Many of you had interest in a post I had Aug. 21, regarding an appellant brief that was filed Jan. 9 in which it is alleged that the ECHL tried to “poach” the Rapid City Rush and Allen Americans from the CHL.
With the help of Leif Skodnick (more on him later), I sifted through all the filings made in the case, which is slated to go to trial in October.
The original petition, which was filed May 29, 2013, was filed by the CHL against the ECHL, the corporate forms of the Rapid City and Allen teams, the owners of those two teams, plus player’s association executive director Larry Landon, ECHL commissioner Brian McKenna and Paul Hendrick, who was general counsel for the ECHL.
Basically, the CHL (under the name Western Professional Hockey League) alleged that the ECHL and the other defendants tortiously (wrongly) interfered with the contractual relations between the WPHL/CHL and the Allen and Rapid City memberships, and that the defendants conspired to defame the CHL.
Landon was later dismissed from the suit with prejudice, meaning the CHL cannot refile against him.
McKenna and Hendrick made special appearances to challenge the Dallas County court's personal jurisdiction over them and won.
The briefs I previously posted here were from the CHL’s interlocutory appeal (meaning immediate and before the trial) of the court's dismissal of Hendrick and McKenna for lack of personal jurisdiction. The appeal has since been dropped and the suit will move to trial in October.
So why is this filed in Texas, you may ask?
According to a brief filed by the CHL: “The relevant facts demand that Texas law applies to WPHL’s tort claims. WPHL’s injury occurred in Texas, as WPHL is currently organized and headquartered in Texas. Further, one of the chief participants involved in the defendant’s conspiracies (the Allen Americans) is a team based in Texas, and the effects of defendants’ tortious conduct with respect to the Allen Americans will have significant ramifications in Texas.”

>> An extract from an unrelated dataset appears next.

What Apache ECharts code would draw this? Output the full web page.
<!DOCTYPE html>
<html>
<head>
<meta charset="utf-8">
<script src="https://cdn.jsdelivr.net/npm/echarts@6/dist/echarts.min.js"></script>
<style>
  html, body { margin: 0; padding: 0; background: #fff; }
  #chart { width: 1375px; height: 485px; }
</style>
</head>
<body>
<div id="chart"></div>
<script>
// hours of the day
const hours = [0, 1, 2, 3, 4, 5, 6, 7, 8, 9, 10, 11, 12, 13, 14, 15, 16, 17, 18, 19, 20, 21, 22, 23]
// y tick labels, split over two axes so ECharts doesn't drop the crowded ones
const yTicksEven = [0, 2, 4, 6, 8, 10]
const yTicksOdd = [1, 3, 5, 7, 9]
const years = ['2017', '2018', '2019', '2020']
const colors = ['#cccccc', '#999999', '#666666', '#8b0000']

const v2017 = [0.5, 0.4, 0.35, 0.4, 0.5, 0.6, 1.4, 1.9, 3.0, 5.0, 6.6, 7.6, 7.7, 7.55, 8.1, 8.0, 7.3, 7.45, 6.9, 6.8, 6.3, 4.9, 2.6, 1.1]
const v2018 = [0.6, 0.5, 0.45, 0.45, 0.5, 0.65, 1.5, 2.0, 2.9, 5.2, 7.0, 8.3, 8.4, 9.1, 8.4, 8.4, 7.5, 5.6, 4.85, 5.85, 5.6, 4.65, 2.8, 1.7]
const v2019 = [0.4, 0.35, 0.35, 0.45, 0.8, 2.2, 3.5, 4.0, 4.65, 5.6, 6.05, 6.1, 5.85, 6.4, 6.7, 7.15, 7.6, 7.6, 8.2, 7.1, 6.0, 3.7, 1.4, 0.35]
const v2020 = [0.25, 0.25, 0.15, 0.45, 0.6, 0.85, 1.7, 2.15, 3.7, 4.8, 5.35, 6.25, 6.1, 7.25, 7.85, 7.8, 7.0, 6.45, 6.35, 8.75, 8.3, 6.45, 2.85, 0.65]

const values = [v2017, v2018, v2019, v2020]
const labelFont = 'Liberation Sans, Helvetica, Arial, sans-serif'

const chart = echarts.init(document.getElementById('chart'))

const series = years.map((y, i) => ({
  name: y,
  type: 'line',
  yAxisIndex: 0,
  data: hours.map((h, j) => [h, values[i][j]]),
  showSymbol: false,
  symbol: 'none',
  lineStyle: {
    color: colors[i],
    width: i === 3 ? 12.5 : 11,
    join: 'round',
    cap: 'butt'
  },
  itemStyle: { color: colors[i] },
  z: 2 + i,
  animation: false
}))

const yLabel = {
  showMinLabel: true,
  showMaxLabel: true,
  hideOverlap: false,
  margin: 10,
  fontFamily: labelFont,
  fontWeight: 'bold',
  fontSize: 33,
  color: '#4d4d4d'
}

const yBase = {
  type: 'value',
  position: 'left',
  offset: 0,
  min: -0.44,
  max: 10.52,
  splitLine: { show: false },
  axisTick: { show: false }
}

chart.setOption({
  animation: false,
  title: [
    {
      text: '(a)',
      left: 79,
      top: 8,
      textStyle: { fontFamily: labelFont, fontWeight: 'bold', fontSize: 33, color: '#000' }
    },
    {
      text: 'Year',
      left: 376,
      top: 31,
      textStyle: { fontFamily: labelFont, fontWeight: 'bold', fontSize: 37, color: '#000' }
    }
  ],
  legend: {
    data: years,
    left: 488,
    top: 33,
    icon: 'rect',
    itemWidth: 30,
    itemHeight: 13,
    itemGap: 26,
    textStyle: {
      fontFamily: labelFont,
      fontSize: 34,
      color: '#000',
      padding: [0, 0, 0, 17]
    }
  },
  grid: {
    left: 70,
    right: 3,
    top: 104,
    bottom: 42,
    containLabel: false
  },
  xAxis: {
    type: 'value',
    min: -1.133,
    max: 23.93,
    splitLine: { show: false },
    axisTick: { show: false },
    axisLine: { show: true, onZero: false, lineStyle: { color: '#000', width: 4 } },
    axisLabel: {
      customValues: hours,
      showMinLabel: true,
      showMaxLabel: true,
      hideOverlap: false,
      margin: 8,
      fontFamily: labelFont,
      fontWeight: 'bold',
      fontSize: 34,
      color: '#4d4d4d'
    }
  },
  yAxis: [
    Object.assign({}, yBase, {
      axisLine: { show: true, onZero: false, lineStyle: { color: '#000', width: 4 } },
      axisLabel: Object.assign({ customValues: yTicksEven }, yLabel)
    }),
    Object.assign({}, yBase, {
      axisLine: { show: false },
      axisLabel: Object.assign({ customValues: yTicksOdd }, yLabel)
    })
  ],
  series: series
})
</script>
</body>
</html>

However, as Skodnick noted, “by filing in Texas and including Allen as a defendant, there was no way that the case could be removed by the defendants to a federal court. They probably could just have easily have filed it in New Jersey, where the ECHL is headquartered, but the defendants would have been able to get out of state court and into Federal Court because the case would have been between parties from different states.”
As for Skodnick, he is a business reporter at the Westchester County Business Journal and holds a J.D. cum laude from Mississippi College. He also has a master’s degree in journalism from Columbia University.
As a matter of disclosure, he previously worked for the ECHL as a communications intern and was a broadcaster with Mississippi and Johnstown, but has had no ties to the league since 2009.